Retype exactly the lines from the first one through the line with "import plotly.graph_objects as go", including both ends; skip any pictures.

___ Provided material

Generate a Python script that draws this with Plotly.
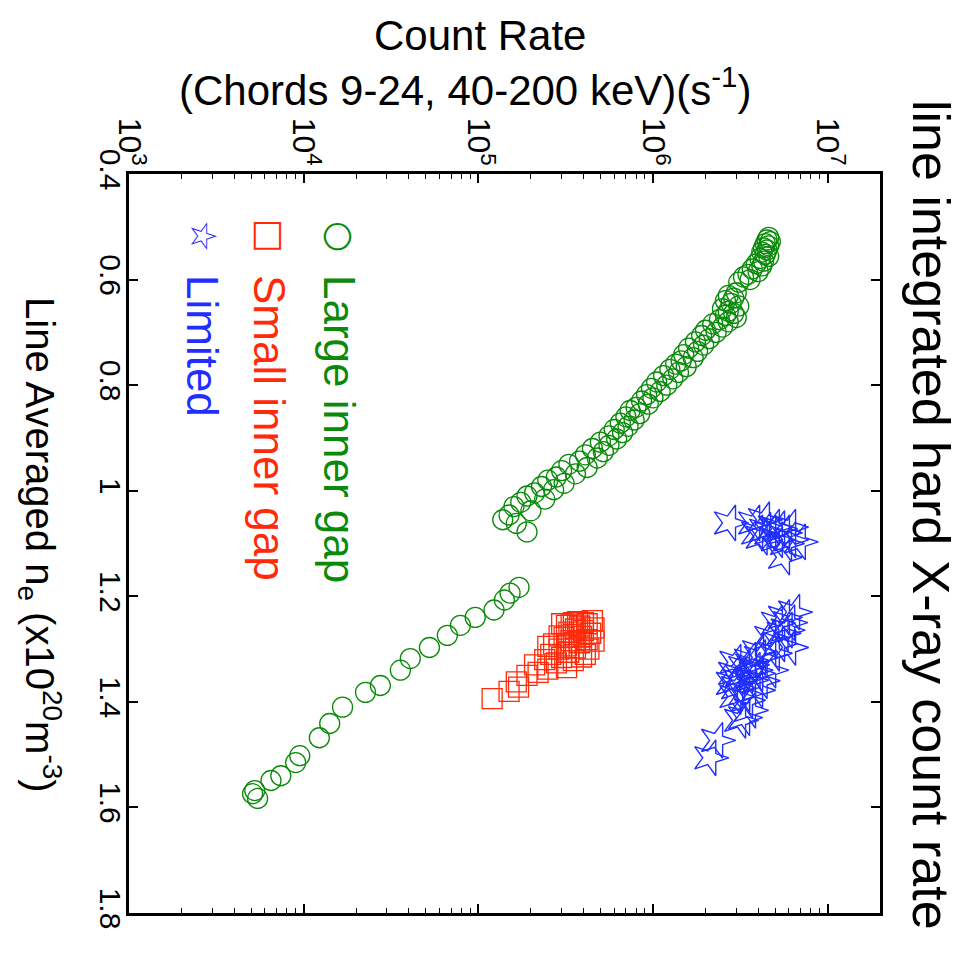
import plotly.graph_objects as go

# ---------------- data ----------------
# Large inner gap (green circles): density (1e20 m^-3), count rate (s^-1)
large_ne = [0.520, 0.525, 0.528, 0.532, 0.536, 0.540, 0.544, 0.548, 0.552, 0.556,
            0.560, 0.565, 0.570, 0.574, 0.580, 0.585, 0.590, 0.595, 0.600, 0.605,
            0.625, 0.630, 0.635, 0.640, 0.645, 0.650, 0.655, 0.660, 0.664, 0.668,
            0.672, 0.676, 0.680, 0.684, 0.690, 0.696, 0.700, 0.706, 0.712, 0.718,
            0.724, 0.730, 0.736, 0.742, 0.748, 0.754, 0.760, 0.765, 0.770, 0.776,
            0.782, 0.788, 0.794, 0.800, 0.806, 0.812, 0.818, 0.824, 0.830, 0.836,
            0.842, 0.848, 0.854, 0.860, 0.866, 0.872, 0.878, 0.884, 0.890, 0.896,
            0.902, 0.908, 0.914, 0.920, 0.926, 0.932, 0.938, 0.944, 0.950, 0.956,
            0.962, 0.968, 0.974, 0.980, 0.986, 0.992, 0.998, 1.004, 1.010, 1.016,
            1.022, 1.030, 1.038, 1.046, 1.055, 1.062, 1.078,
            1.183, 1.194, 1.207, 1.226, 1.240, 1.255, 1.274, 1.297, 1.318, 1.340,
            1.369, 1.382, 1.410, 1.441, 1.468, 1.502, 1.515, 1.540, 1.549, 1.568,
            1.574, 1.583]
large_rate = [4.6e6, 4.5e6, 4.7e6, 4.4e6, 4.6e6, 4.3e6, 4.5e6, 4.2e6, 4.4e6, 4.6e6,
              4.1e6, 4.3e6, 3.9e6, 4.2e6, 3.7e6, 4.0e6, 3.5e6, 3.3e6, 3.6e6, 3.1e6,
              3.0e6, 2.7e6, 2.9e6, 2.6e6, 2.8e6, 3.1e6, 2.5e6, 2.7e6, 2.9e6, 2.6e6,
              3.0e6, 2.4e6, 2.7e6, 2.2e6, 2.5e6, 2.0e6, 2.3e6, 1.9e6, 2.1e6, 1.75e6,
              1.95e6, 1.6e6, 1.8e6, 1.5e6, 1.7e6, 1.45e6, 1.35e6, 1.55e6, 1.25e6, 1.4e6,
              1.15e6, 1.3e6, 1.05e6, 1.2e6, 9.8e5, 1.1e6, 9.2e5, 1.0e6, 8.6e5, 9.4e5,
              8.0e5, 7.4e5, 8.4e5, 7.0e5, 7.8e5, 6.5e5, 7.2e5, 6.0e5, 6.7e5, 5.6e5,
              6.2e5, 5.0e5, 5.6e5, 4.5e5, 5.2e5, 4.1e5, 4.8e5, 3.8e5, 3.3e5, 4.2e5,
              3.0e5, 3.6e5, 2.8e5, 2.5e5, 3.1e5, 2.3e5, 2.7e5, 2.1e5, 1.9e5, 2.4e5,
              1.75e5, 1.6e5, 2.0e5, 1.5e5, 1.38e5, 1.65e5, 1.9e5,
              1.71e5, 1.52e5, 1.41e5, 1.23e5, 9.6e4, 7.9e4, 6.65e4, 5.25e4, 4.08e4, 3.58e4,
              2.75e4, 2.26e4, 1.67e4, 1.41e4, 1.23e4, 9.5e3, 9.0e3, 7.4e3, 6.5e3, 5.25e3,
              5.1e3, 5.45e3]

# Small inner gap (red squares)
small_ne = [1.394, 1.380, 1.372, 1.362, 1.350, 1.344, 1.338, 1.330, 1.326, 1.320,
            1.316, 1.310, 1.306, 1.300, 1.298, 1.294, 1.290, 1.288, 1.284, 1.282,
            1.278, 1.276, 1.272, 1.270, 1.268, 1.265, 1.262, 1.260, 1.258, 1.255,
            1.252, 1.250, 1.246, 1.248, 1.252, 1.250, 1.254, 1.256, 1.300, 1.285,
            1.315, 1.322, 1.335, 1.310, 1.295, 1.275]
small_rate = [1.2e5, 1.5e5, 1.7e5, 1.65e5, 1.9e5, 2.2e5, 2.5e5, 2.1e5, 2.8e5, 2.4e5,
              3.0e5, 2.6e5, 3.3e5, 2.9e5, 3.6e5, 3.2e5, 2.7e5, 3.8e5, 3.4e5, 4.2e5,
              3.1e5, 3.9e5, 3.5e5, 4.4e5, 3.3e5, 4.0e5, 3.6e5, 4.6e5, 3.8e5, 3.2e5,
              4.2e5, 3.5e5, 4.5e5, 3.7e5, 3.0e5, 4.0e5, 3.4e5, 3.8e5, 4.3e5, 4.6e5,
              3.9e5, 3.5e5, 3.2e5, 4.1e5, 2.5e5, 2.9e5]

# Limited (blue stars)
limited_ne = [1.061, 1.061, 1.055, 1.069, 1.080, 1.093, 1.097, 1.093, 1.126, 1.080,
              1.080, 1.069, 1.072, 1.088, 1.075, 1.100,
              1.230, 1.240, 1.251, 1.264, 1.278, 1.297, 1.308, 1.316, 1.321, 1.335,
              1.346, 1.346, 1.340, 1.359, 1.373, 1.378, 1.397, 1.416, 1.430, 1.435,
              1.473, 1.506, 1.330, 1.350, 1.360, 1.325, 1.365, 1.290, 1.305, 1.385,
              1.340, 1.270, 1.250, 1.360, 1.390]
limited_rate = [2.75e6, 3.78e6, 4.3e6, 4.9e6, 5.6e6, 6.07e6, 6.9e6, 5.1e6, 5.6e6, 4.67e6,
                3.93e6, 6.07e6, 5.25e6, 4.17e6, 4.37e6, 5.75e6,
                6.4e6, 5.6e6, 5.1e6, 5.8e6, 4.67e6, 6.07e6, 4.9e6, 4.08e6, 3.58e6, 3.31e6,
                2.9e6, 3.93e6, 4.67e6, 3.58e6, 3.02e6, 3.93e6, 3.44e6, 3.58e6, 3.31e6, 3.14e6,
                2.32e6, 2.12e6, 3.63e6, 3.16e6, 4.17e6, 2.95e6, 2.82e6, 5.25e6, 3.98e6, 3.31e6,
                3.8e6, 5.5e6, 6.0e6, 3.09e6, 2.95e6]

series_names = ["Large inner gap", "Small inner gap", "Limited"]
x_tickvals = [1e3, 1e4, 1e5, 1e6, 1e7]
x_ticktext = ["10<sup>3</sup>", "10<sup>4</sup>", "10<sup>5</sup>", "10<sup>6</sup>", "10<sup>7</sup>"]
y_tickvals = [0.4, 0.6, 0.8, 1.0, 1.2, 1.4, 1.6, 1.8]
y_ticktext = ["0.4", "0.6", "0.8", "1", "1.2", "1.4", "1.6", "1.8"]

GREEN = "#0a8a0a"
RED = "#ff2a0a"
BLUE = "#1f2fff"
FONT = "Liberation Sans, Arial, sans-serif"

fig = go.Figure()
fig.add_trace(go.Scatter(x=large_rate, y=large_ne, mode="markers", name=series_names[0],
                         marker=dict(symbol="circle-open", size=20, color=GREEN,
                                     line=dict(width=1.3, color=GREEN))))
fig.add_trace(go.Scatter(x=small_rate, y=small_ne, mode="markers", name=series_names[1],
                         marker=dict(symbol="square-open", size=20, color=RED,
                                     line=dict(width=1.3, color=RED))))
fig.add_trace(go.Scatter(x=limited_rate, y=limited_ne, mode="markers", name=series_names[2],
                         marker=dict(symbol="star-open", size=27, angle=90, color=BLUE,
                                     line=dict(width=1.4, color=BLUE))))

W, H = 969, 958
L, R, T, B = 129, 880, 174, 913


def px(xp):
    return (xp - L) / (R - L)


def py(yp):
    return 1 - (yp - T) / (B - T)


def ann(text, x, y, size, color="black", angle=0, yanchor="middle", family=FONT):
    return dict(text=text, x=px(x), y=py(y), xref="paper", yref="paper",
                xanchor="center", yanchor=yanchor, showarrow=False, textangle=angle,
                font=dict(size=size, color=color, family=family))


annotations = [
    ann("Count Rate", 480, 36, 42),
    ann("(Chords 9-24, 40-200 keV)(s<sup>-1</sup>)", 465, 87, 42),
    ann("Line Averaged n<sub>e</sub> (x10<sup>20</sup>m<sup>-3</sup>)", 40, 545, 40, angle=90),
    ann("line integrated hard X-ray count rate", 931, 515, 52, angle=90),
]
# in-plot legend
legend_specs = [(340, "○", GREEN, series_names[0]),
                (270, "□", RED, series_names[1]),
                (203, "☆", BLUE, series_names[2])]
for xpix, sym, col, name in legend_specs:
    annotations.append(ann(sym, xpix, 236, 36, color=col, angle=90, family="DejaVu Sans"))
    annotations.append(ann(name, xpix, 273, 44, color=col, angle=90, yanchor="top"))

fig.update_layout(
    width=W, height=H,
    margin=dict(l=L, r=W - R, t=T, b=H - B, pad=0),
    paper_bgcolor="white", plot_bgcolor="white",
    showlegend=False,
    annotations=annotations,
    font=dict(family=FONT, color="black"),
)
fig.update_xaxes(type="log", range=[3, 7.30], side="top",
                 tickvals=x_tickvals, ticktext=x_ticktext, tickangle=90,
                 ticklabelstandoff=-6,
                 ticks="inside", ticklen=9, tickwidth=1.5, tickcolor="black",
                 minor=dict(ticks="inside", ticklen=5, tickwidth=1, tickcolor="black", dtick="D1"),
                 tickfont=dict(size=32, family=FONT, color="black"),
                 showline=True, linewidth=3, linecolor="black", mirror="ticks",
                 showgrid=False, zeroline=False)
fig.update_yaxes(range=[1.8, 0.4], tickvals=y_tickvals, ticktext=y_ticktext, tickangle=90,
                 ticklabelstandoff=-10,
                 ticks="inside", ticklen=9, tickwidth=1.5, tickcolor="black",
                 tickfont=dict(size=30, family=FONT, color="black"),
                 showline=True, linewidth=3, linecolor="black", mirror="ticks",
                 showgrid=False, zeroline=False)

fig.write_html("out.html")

______

— Complete answer —
Generate a Python script that draws this with Plotly.
import plotly.graph_objects as go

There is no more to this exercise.